-------- SUPPLIED MATERIAL --------

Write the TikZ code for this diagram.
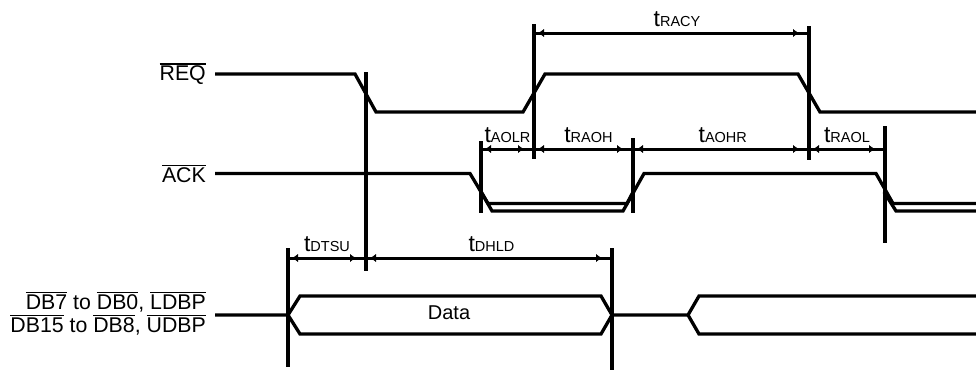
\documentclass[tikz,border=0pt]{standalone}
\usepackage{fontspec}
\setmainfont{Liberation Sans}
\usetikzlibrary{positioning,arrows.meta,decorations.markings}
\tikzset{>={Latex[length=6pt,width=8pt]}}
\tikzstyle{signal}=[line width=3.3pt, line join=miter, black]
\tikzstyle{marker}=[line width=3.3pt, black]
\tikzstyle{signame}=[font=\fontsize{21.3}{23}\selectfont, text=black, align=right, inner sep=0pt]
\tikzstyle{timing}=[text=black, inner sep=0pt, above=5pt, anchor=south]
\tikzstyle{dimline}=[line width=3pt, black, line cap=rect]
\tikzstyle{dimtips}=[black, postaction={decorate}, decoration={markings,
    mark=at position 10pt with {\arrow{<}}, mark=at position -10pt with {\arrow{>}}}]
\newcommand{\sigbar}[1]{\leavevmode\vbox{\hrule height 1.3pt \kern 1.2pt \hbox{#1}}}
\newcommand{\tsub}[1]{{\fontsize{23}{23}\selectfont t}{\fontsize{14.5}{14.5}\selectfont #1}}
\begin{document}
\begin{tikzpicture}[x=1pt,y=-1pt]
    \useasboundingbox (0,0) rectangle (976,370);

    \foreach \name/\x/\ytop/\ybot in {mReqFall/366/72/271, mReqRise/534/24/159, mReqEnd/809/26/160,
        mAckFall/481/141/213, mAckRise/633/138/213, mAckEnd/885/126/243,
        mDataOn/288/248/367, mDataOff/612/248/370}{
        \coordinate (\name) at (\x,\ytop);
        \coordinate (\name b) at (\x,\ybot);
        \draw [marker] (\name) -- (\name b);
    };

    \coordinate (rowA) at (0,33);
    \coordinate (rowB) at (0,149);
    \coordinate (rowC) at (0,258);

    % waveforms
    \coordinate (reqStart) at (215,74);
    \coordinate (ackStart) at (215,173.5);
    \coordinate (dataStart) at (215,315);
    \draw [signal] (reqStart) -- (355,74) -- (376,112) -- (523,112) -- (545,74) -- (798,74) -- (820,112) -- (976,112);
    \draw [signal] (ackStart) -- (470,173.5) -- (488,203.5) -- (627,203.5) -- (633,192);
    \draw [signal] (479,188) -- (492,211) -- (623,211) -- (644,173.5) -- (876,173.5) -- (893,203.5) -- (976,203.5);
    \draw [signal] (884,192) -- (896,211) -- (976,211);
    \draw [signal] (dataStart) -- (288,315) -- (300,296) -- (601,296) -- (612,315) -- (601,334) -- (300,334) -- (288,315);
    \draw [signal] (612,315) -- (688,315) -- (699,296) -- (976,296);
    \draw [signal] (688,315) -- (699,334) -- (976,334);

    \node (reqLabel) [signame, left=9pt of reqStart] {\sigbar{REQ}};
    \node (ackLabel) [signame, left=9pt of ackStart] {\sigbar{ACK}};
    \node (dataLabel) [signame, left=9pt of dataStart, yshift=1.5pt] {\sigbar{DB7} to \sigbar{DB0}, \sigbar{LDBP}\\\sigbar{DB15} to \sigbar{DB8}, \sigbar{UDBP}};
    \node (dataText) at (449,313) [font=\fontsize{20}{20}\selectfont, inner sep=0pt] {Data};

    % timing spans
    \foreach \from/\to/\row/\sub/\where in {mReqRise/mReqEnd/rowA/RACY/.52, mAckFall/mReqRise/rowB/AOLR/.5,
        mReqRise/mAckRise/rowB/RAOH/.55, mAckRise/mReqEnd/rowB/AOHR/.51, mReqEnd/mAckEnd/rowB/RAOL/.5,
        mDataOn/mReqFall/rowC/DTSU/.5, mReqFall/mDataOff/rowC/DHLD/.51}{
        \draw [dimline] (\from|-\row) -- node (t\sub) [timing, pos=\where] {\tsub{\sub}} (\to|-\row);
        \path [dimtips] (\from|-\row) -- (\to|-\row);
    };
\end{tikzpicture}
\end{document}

--------
-------- SUPPLIED MATERIAL --------

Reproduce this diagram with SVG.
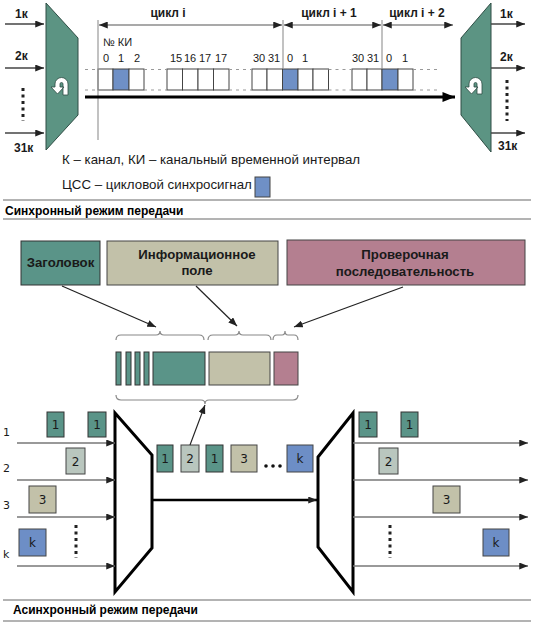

--------
-------- SUPPLIED MATERIAL --------

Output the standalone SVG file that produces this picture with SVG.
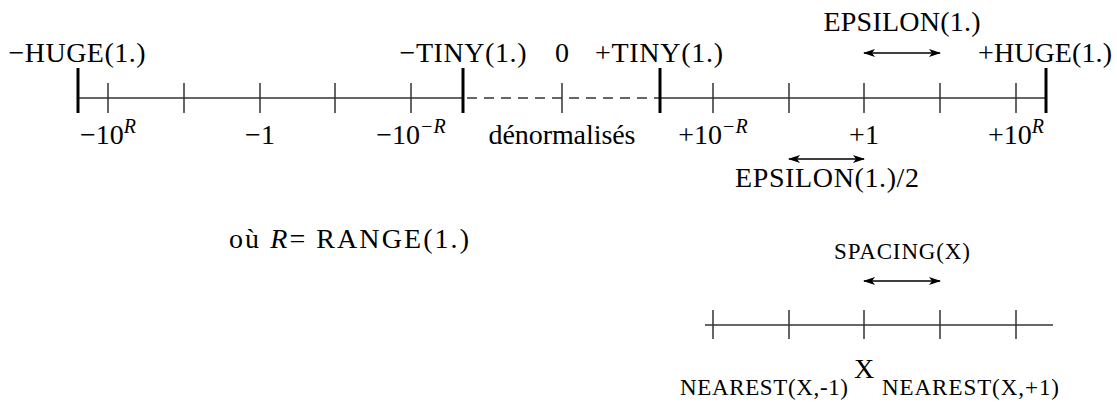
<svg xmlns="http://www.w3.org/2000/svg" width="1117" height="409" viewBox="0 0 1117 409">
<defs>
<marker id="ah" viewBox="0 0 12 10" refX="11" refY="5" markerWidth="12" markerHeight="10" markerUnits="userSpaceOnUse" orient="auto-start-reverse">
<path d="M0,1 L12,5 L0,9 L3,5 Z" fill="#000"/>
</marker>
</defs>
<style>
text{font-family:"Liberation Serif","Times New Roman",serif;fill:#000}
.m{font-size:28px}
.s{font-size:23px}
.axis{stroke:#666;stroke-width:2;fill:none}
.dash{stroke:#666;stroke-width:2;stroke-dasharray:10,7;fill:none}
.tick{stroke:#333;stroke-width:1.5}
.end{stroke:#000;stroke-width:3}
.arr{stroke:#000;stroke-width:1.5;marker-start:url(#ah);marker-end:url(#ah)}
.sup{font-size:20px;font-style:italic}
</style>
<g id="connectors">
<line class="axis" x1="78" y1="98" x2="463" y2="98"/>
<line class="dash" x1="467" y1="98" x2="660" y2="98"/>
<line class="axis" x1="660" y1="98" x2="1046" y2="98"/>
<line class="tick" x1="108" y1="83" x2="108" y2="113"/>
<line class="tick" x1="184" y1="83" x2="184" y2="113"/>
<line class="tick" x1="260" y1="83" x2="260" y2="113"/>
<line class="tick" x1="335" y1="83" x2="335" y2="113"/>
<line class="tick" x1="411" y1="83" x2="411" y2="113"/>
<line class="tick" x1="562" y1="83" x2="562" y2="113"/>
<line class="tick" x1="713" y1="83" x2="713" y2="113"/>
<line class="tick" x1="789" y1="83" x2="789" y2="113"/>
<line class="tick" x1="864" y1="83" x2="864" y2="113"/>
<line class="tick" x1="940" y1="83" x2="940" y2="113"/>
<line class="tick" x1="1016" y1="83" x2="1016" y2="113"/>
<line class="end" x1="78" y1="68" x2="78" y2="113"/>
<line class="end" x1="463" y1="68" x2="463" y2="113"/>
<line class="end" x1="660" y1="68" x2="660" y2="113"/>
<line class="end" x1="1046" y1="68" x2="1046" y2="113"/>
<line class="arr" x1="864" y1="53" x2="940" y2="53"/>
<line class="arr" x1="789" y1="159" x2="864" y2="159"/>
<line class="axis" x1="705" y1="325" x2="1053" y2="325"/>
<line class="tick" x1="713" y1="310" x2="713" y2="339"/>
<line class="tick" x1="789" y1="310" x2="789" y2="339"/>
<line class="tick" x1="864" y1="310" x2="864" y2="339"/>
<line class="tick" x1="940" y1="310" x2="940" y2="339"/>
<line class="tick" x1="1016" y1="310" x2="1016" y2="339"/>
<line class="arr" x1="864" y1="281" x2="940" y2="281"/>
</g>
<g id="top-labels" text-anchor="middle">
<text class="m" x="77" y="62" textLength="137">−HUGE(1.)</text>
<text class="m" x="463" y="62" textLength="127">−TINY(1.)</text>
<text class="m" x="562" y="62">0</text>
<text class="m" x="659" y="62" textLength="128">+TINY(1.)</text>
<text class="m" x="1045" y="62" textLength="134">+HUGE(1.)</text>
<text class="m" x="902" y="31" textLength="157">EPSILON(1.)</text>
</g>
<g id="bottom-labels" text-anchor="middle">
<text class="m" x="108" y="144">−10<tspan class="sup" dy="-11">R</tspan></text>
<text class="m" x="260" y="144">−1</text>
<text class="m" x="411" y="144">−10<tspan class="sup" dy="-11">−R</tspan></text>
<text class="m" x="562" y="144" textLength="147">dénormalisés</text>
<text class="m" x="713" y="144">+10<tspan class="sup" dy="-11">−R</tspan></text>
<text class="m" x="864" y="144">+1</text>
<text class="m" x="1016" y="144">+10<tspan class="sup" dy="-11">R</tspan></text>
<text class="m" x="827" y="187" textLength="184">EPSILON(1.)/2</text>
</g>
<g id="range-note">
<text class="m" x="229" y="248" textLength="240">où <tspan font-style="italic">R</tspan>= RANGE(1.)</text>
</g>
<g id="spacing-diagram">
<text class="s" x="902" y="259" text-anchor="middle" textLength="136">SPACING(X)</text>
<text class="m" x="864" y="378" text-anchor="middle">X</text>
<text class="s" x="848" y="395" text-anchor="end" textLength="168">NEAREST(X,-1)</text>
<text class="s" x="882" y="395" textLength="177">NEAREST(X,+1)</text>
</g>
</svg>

--------

Reproduce exactly the run of lines beginning with the one that contains "Write the TikZ code for this diagram." and ending with the one that contains "(0,0) rectangle (976,370);". Do not include pictures.

Write the TikZ code for this diagram.
\documentclass[tikz,border=0pt]{standalone}
\usepackage{fontspec}
\setmainfont{Liberation Sans}
\usetikzlibrary{positioning,arrows.meta,decorations.markings}
\tikzset{>={Latex[length=6pt,width=8pt]}}
\tikzstyle{signal}=[line width=3.3pt, line join=miter, black]
\tikzstyle{marker}=[line width=3.3pt, black]
\tikzstyle{signame}=[font=\fontsize{21.3}{23}\selectfont, text=black, align=right, inner sep=0pt]
\tikzstyle{timing}=[text=black, inner sep=0pt, above=5pt, anchor=south]
\tikzstyle{dimline}=[line width=3pt, black, line cap=rect]
\tikzstyle{dimtips}=[black, postaction={decorate}, decoration={markings,
    mark=at position 10pt with {\arrow{<}}, mark=at position -10pt with {\arrow{>}}}]
\newcommand{\sigbar}[1]{\leavevmode\vbox{\hrule height 1.3pt \kern 1.2pt \hbox{#1}}}
\newcommand{\tsub}[1]{{\fontsize{23}{23}\selectfont t}{\fontsize{14.5}{14.5}\selectfont #1}}
\begin{document}
\begin{tikzpicture}[x=1pt,y=-1pt]
    \useasboundingbox (0,0) rectangle (976,370);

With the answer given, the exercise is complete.